Sin embargo sabemos que es el Señor quien
realiza, por medio nuestro, su obra de salvación actualizando en un auténtico
Memorial, su Misterio Pascual a través de la historia, con todo su poder a
pesar nuestro.
Tomar en serio al Señor en nuestra existencia
significa dejar que Él renueve nuestra vida y nos ayude a actuar conforme a la
fe que profesamos.
A nosotros corresponde, por tanto, continuar
la obra salvadora del Señor, haciéndolo presente en todos los ambientes en que
se desarrolle nuestra existencia.
La proclamación del Nombre del Señor la hemos
de hacer con toda claridad, invitando a la conversión e invitando a vivir en la
alegría y en la paz que el Señor nos ofrece.
No podemos pasarnos la vida como plañideras;
ni podemos vivir siempre guiados por un optimismo que nos hiciese cerrar los
ojos ante el pecado que ha dominado a muchos que, al mismo tiempo, han cerrado
sus oídos y su corazón a la oferta de salvación que Dios nos hace.

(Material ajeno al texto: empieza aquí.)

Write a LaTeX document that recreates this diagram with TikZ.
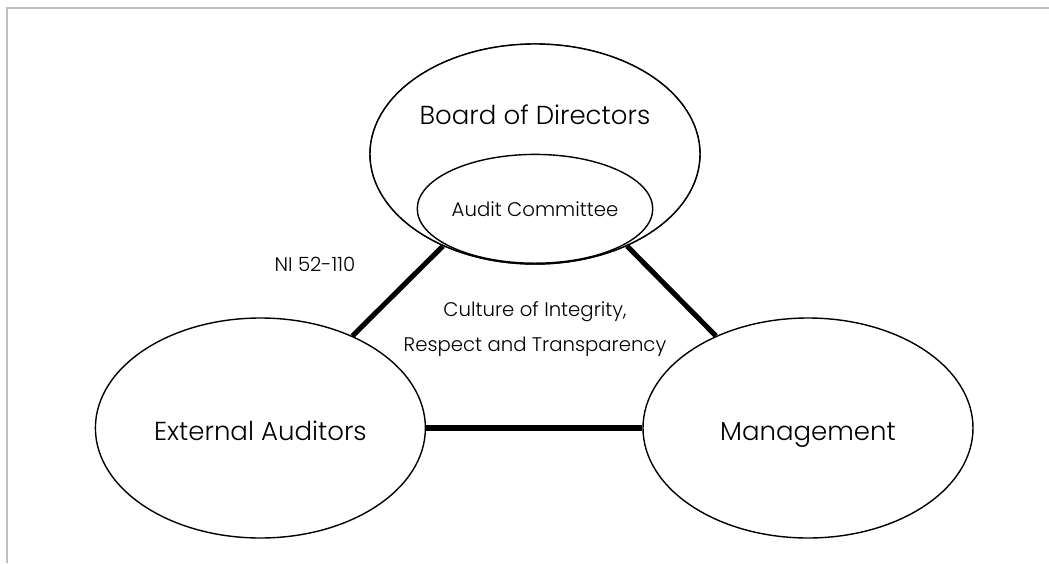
\documentclass[tikz,border=0pt]{standalone}
\usepackage{fontspec}
\setmainfont{Poppins Light}
\usetikzlibrary{positioning,shapes.geometric}

\begin{document}
\begin{tikzpicture}[
    party/.style={ellipse, draw, line width=1pt, fill=white, minimum width=8.25cm, minimum height=5.5cm, inner sep=0pt, text height=19pt, text depth=1.8pt, font=\fontsize{18.5}{22}\selectfont},
    committee/.style={ellipse, draw, line width=1pt, fill=white, minimum width=5.55cm, minimum height=2.72cm, inner sep=0pt, font=\fontsize{14}{18}\selectfont},
    link/.style={draw, line width=3.6pt},
    note/.style={font=\fontsize{14}{25}\selectfont, align=center}
]

% Frame of the page
\useasboundingbox (0,0) rectangle (26.225,-14.075);
\draw[gray!50, line width=1pt] (0.175,-14.075) -- (0.175,-0.2) -- (26.225,-0.2);

% Define node positions
\node[party] (board) at (13.375, -3.85) {};
\node[party] (ext) at (6.51, -10.7) {External Auditors};
\node[party] (mgmt) at (20.2, -10.7) {Management};

% Draw links between the parties
\draw[link] (ext.45) -- (board.225);
\draw[link] (mgmt.135) -- (board.315);
\draw[link] (ext.east) -- (mgmt.west);

% Redraw the board on top of the link ends
\node[party] (board) at (13.375, -3.85) {};
\node[font=\fontsize{18.5}{22}\selectfont] (boardname) at (13.375, -2.88) {Board of Directors};
\node[committee] (audit) at (13.375, -5.22) {Audit Committee};

% Add labels
\node[note] (law) at (7.875, -6.62) {NI 52-110};
\node[note] (culture) at (13.375, -8.22) {Culture of Integrity,\\ Respect and Transparency};

\end{tikzpicture}
\end{document}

La Iglesia de Cristo debe estar muy atenta
para procurar que la salvación llegue a todos y a cada persona, conforme a
aquello que realmente necesita en su vida y que, tocándole el Señor de un modo
personal, le invite fuertemente a dejarse conducir por Él.
En este aspecto no hemos de dejarnos dominar
por el desaliento, sino que, fortalecidos por el Espíritu del Señor, hemos de
ser valientes testigos de su Evangelio aceptando con amor sincero todos los
riesgos que, como consecuencia de nuestro testimonio acerca de Cristo, tengamos
que afrontar cada día.
Pidámosle al Señor que nos conceda, por
intercesión de la Santísima Virgen María, nuestra Madre, la gracia de vivir con
lealtad nuestra fe en Él. No vaya a suceder que, quienes vivimos constantemente
junto al Señor, vayamos a perder la novedad de Cristo en nuestra vida y tomemos
a juego lo que debe ser una respuesta de amor fresco, renovado y comprometido
en su totalidad al Señor.
Que siendo fieles testigos del amor de Dios
para nuestros hermanos, sepamos dar nuestra vida por ellos para que, juntos,
podamos algún día alegrarnos eternamente en el Señor. Amén.